Texas-based Six Flags Entertainment has been boasting about its international growth opportunities for years. Thursday, the topic was more of a downer.

Earlier this month, a partner announced plans to halt the company’s move into a theme park complex in Dubai. And several projects in the works in China will be delayed roughly a year, set to open now in 2020, 2021, and 2022.

“Although the timing of these revenue adjustments is unfortunate, our partner in China remains fully committed to developing and opening these parks, and construction is continuing,” CEO Jim Reid-Anderson said during a call with analysts.
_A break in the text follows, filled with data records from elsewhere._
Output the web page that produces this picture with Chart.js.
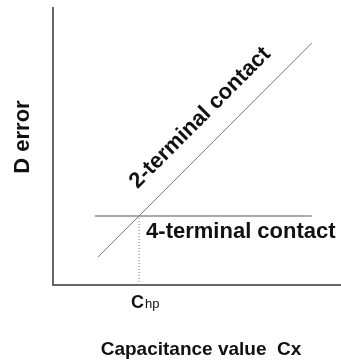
<!DOCTYPE html>
<html>
<head>
<meta charset="utf-8">
<script src="https://cdn.jsdelivr.net/npm/chart.js@4"></script>
<style>
  html, body { margin: 0; padding: 0; background: #fff; }
  #wrap { width: 341px; height: 360px; }
</style>
</head>
<body>
<div id="wrap"><canvas id="errChart"></canvas></div>
<script>
// both axes in arbitrary units, 0..100
const twoTermX = [15.7, 90.2];
const twoTermY = [10.1, 87.4];
const fourTermX = [14.6, 90.2];
const fourTermY = [24.9, 24.9];
const chpX = [30, 30];
const chpY = [0, 24.9];
const lineLabels = ["2-terminal contact", "4-terminal contact"];
const chpLabel = ["C", "hp"];
const xTitle = "Capacitance value  Cx";
const yTitle = "D error";

const FONT = "'Liberation Sans', Arial, sans-serif";

function pts(xs, ys) {
  return xs.map((x, i) => ({ x: x, y: ys[i] }));
}

// text labels drawn on top of the lines
const labelPlugin = {
  id: "labels",
  afterDatasetsDraw(chart) {
    const ctx = chart.ctx;
    const sx = chart.scales.x;
    const sy = chart.scales.y;
    ctx.save();
    ctx.fillStyle = "#111";

    // 2-terminal label runs along the sloped line
    const t = 0.564;
    const lx = twoTermX[0] + (twoTermX[1] - twoTermX[0]) * t;
    const ly = twoTermY[0] + (twoTermY[1] - twoTermY[0]) * t;
    const ang = Math.atan2(
      sy.getPixelForValue(twoTermY[1]) - sy.getPixelForValue(twoTermY[0]),
      sx.getPixelForValue(twoTermX[1]) - sx.getPixelForValue(twoTermX[0])
    );
    ctx.save();
    ctx.translate(sx.getPixelForValue(lx), sy.getPixelForValue(ly));
    ctx.rotate(ang);
    ctx.font = "bold 22px " + FONT;
    ctx.textAlign = "center";
    ctx.textBaseline = "alphabetic";
    ctx.fillText(lineLabels[0], 0, -20);
    ctx.restore();

    // 4-terminal label under the flat line
    ctx.font = "bold 22px " + FONT;
    ctx.textAlign = "left";
    ctx.textBaseline = "alphabetic";
    ctx.fillText(lineLabels[1], sx.getPixelForValue(chpX[0]) + 7, sy.getPixelForValue(fourTermY[0]) + 22);

    // C_hp marker below the axis
    const cx = sx.getPixelForValue(chpX[0]) - 8;
    ctx.font = "bold 18px " + FONT;
    ctx.fillText(chpLabel[0], cx, 308);
    const cw = ctx.measureText(chpLabel[0]).width;
    ctx.font = "13px " + FONT;
    ctx.fillText(chpLabel[1], cx + cw + 1, 308);

    // axis titles
    ctx.font = "bold 19px " + FONT;
    ctx.textAlign = "center";
    ctx.fillText(xTitle, 201, 355);

    ctx.save();
    ctx.translate(23, 137);
    ctx.rotate(-Math.PI / 2);
    ctx.font = "bold 22px " + FONT;
    ctx.textBaseline = "middle";
    ctx.fillText(yTitle, 0, 0);
    ctx.restore();

    ctx.restore();
  }
};

new Chart(document.getElementById("errChart").getContext("2d"), {
  type: "scatter",
  data: {
    datasets: [
      {
        label: lineLabels[0],
        data: pts(twoTermX, twoTermY),
        showLine: true,
        borderColor: "#7a7a7a",
        borderWidth: 1,
        pointRadius: 0
      },
      {
        label: lineLabels[1],
        data: pts(fourTermX, fourTermY),
        showLine: true,
        borderColor: "#ababab",
        borderWidth: 2,
        pointRadius: 0
      },
      {
        label: "Chp",
        data: pts(chpX, chpY),
        showLine: true,
        borderColor: "#777",
        borderWidth: 1,
        borderDash: [1, 2],
        pointRadius: 0
      }
    ]
  },
  options: {
    responsive: true,
    maintainAspectRatio: false,
    animation: false,
    layout: {
      padding: { left: 53, top: 8, right: 1, bottom: 75 }
    },
    plugins: {
      legend: { display: false },
      tooltip: { enabled: false }
    },
    scales: {
      x: {
        type: "linear",
        min: 0,
        max: 100,
        grid: { display: false },
        ticks: { display: false },
        border: { display: true, color: "#666", width: 2 },
        afterFit: (scale) => { scale.height = 0; }
      },
      y: {
        type: "linear",
        min: 0,
        max: 100,
        grid: { display: false },
        ticks: { display: false },
        border: { display: true, color: "#666", width: 2 },
        afterFit: (scale) => { scale.width = 0; }
      }
    }
  },
  plugins: [labelPlugin]
});
</script>
</body>
</html>
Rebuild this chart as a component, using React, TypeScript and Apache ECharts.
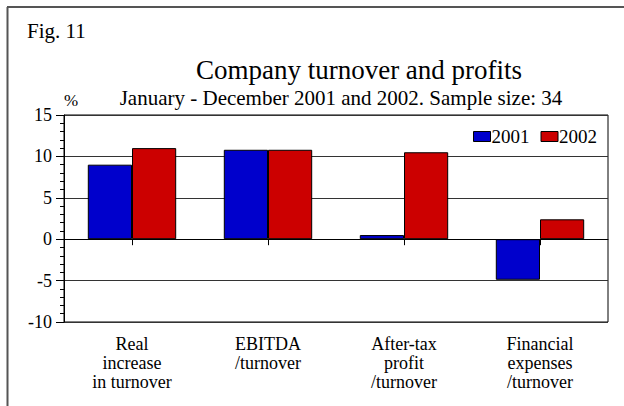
import React, { useEffect, useRef } from "react";
import * as echarts from "echarts";

const categories = [
  "Real\nincrease\nin turnover",
  "EBITDA\n/turnover",
  "After-tax\nprofit\n/turnover",
  "Financial\nexpenses\n/turnover",
];
const series2001 = [9.0, 10.8, 0.5, -4.9];
const series2002 = [11.0, 10.8, 10.5, 2.4];
const seriesNames = ["2001", "2002"];

const FONT = "Liberation Serif";

export default function App() {
  const ref = useRef<HTMLDivElement>(null);
  useEffect(() => {
    if (!ref.current) return;
    const chart = echarts.init(ref.current, null, { renderer: "svg" });
    chart.setOption({
      animation: false,
      backgroundColor: "#fff",
      textStyle: { fontFamily: FONT, color: "#000" },
      title: [
        {
          text: "Company turnover and profits",
          left: 354,
          top: 51,
          textAlign: "center",
          textStyle: { fontFamily: FONT, fontSize: 27, fontWeight: "normal", color: "#000" },
        },
        {
          text: "January - December 2001 and 2002. Sample size: 34",
          left: 336,
          top: 82,
          textAlign: "center",
          textStyle: { fontFamily: FONT, fontSize: 21, fontWeight: "normal", color: "#000" },
        },
      ],
      graphic: [
        { type: "line", shape: { x1: 7.5, y1: 7, x2: 7.5, y2: 406 }, style: { stroke: "#555", lineWidth: 2 } },
        { type: "line", shape: { x1: 7, y1: 7, x2: 624, y2: 7 }, style: { stroke: "#555", lineWidth: 2 } },
        { type: "text", left: 27, top: 20, style: { text: "Fig. 11", font: `21px ${FONT}`, fill: "#000" } },
        { type: "text", left: 64, top: 92, style: { text: "%", font: `17px ${FONT}`, fill: "#000" } },
      ],
      legend: {
        right: 22,
        top: 122,
        itemWidth: 17,
        itemHeight: 10,
        itemGap: 11,
        icon: "rect",
        itemStyle: { borderColor: "#000", borderWidth: 1 },
        textStyle: { fontFamily: FONT, fontSize: 19, color: "#000", padding: [0, 0, 0, -4] },
        data: seriesNames,
      },
      grid: {
        left: 64,
        right: 16,
        top: 115,
        bottom: 84,
        show: true,
        borderColor: "#000",
        borderWidth: 1,
      },
      xAxis: {
        type: "category",
        data: categories,
        axisLine: { lineStyle: { color: "#000" } },
        axisTick: { show: true, alignWithLabel: true, length: 6, lineStyle: { color: "#000" } },
        axisLabel: {
          fontFamily: FONT,
          fontSize: 18,
          color: "#000",
          lineHeight: 19,
          margin: 12,
          interval: 0,
        },
      },
      yAxis: {
        type: "value",
        min: -10,
        max: 15,
        interval: 5,
        axisLine: { show: true, lineStyle: { color: "#000" } },
        axisTick: { show: true, length: 8, lineStyle: { color: "#000" } },
        minorTick: { show: true, splitNumber: 5, length: 4, lineStyle: { color: "#000" } },
        splitLine: { show: true, lineStyle: { color: "#333", width: 1 } },
        axisLabel: { fontFamily: FONT, fontSize: 18, color: "#000", margin: 12 },
      },
      series: [
        {
          name: seriesNames[0],
          type: "bar",
          data: series2001,
          barGap: "0%",
          barCategoryGap: "35%",
          itemStyle: { color: "#0000CC", borderColor: "#000", borderWidth: 1 },
        },
        {
          name: seriesNames[1],
          type: "bar",
          data: series2002,
          barGap: "0%",
          barCategoryGap: "35%",
          itemStyle: { color: "#CC0000", borderColor: "#000", borderWidth: 1 },
        },
      ],
    });
    return () => chart.dispose();
  }, []);
  return <div ref={ref} style={{ width: 624, height: 406, position: "absolute", left: 0, top: 0 }} />;
}
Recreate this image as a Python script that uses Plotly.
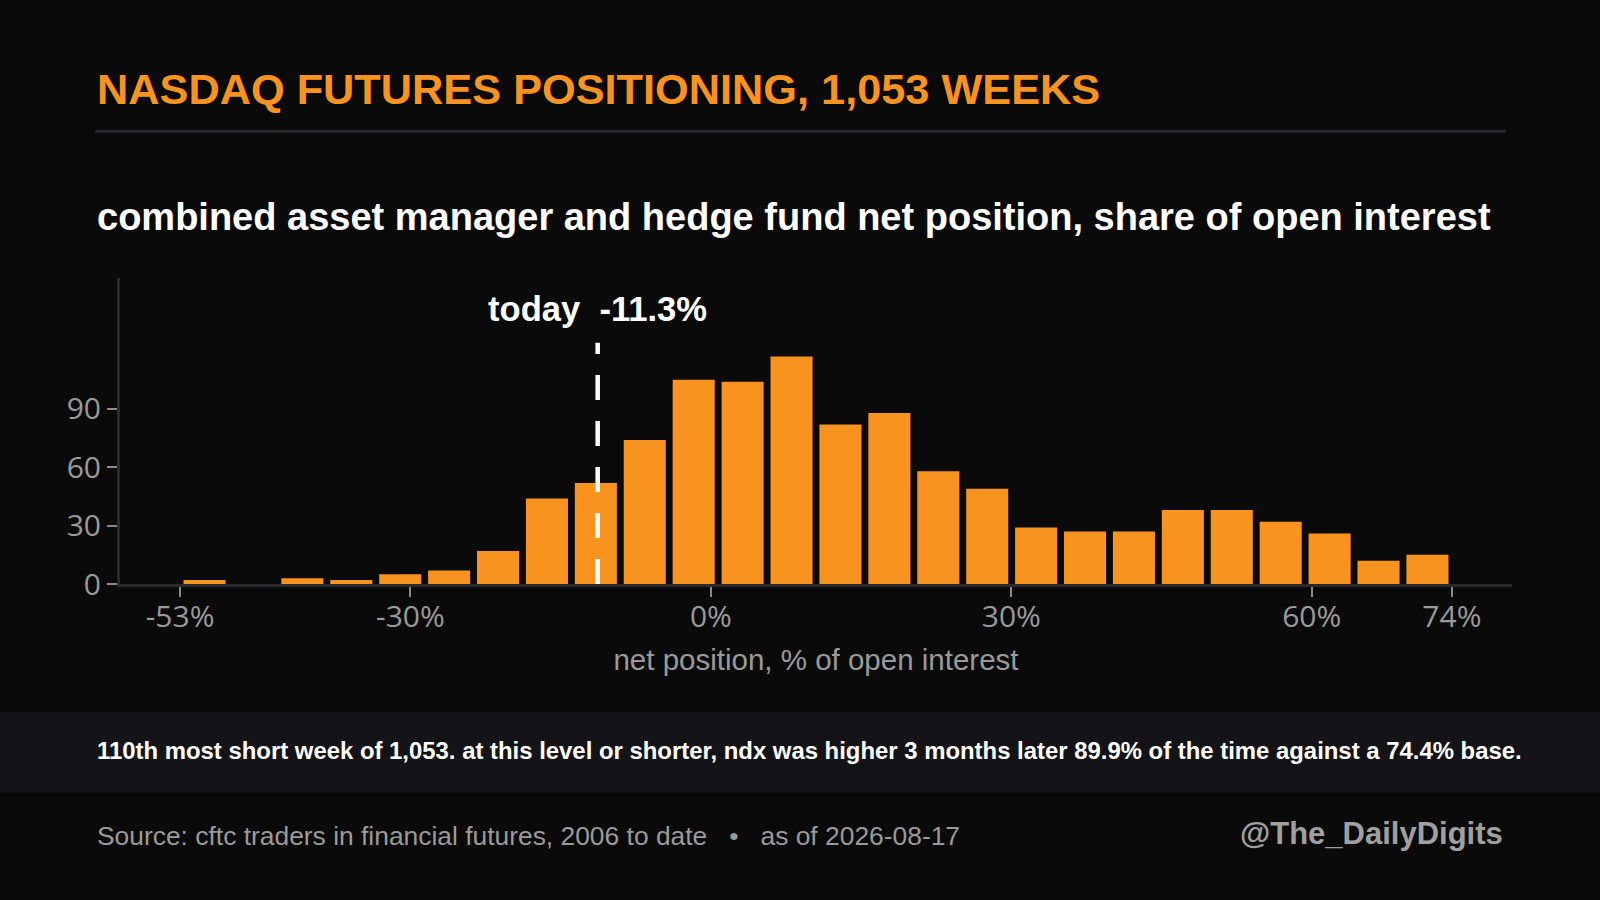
import numpy as np
import plotly.graph_objects as go

# histogram of weekly net positioning (% of open interest), 26 bins from min to max
bin_lo = -53.0
bin_hi = 74.0
counts = [2, 0, 3, 2, 5, 7, 17, 44, 52, 74, 105, 104, 117, 82, 88, 58, 49,
          29, 27, 27, 38, 38, 32, 26, 12, 15]
today = -11.3
x_ticks = [bin_lo, -30, 0, 30, 60, bin_hi]
y_ticks = [0, 30, 60, 90]

title = "NASDAQ FUTURES POSITIONING, 1,053 WEEKS"
subtitle = "combined asset manager and hedge fund net position, share of open interest"
note = ("110th most short week of 1,053. at this level or shorter, ndx was higher "
        "3 months later 89.9% of the time against a 74.4% base.")
source = "Source: cftc traders in financial futures, 2006 to date\u00a0\u00a0\u00a0•\u00a0\u00a0\u00a0as of 2026-08-17"
handle = "@The_DailyDigits"

ORANGE = "#F7931E"
BG = "#0a0a0a"
GREY = "#9a9a9a"

edges = np.linspace(bin_lo, bin_hi, len(counts) + 1)
centers = (edges[:-1] + edges[1:]) / 2
peak = max(counts)

# plot area in pixels, used to place the page furniture in paper coords
L, R, T, B = 120, 1512, 278, 584


def px(x):
    return (x - L) / (R - L)


def py(y):
    return (B - y) / (B - T)


fig = go.Figure()
fig.add_trace(go.Bar(x=centers, y=counts, marker=dict(color=ORANGE, line=dict(width=0)),
                     hoverinfo="x+y"))
fig.add_trace(go.Scatter(x=[today, today], y=[0, peak * 1.06], mode="lines",
                         line=dict(color="white", width=4.5, dash="25px,21px"),
                         hoverinfo="skip"))

fig.add_annotation(x=today, y=peak * 1.21, xref="x", yref="y",
                   text="today\u00a0\u00a0" + f"{today}%", showarrow=False,
                   xanchor="center", yanchor="middle",
                   font=dict(family="Liberation Sans", size=34.6, color="white", weight="bold"))

texts = [
    (title, 95, 88.6, "left", dict(size=43.3, color=ORANGE, weight="bold")),
    (subtitle, 95, 216.7, "left", dict(size=38, color="white", weight="bold")),
    (note, 95, 750.6, "left", dict(size=23.9, color="white", weight="bold")),
    (source, 95, 836, "left", dict(size=26.4, color=GREY)),
    (handle, 1505, 833, "right", dict(size=31, color="#a0a0a0", weight="bold")),
]
for txt, x, y, anchor, f in texts:
    fig.add_annotation(x=px(x), y=py(y), xref="paper", yref="paper", text=txt,
                       showarrow=False, xanchor=anchor, yanchor="middle",
                       font=dict(family="Liberation Sans", **f))

fig.add_shape(type="line", xref="paper", yref="paper", x0=px(95), x1=px(1506),
              y0=py(131.3), y1=py(131.3), line=dict(color="#27272c", width=3))
fig.add_shape(type="rect", xref="paper", yref="paper", x0=px(0), x1=px(1600),
              y0=py(712), y1=py(792.7), fillcolor="#141418", line=dict(width=0),
              layer="below")

axis_common = dict(showgrid=False, zeroline=False, showline=True, linecolor="#2a2a2e",
                   linewidth=3, ticks="outside", ticklen=10, tickwidth=2, tickcolor="#8a8a8a",
                   tickfont=dict(family="Open Sans", size=30, color=GREY))

fig.update_layout(
    width=1600, height=900,
    paper_bgcolor=BG, plot_bgcolor=BG,
    margin=dict(l=L, r=1600 - R, t=T, b=900 - B),
    showlegend=False, bargap=0.14,
    font=dict(family="Liberation Sans", color=GREY),
    xaxis=dict(range=[bin_lo - 6, bin_hi + 6], tickvals=x_ticks,
               ticktext=[f"{v:g}%" for v in x_ticks], ticklabelstandoff=-6,
               title=dict(text="net position, % of open interest", standoff=15,
                          font=dict(family="Liberation Sans", size=29.5, color=GREY)),
               **axis_common),
    yaxis=dict(range=[0, peak * 1.345], tickvals=y_ticks, **axis_common),
)

fig.write_html("out.html", config={"displayModeBar": False},
               post_script="document.body.style.margin='0';"
                           "document.body.style.background='#0a0a0a';")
The delay in China openings resulted in a $15 million revenue reversal for the fourth quarter, the regional theme park operator said Thursday.

Revenue for the quarter that ended Dec. 31 increased 5 percent year-over-year to $270 million, with attendance up 3 percent and per-person spending up 6 percent. But net income fell by $19 million to $79 million. Shares fell 13 percent to close at $54.87 Thursday; the company’s stock took a dive after its third-quarter earnings call as well.

“Another Quarterly Report, Another Massive Sell-Off,” wrote Stifel analyst Steven Wieczynski in a note to investors. “Feels Like Groundhog Day.”

Executives said they believe that reaching a 2020 target of $750 million in modified earnings before interest, taxes, depreciation, and amortization is “highly unlikely;” instead, they hope to reach that goal by 2021.

Part of the reason for that anticipated miss is “a potential lumpiness of our international development assets” in the near future, Reid-Anderson said.

“Challenges continue to plague SIX’s international ‘asset light’ park management business,” Wieczynski wrote in his investor note. “Although the international opportunity does not introduce any balance sheet risk into the story, as SIX is not required to bring capital to the table, we have long believed it introduced an element of risk to the stock that was largely underappreciated by investors as they rushed to add the incremental revenue/EBITDA tied to the management contracts into their models.”

Reid-Anderson said the China delays are due to the economy falling into a “general malaise due to global trade tensions and the lowest pace of GDP growth in almost 30 years” as well as lending restrictions, new policies around real estate transactions, and government turnover that is slowing down development. The company is working with partners to open 11 parks in different parts of China.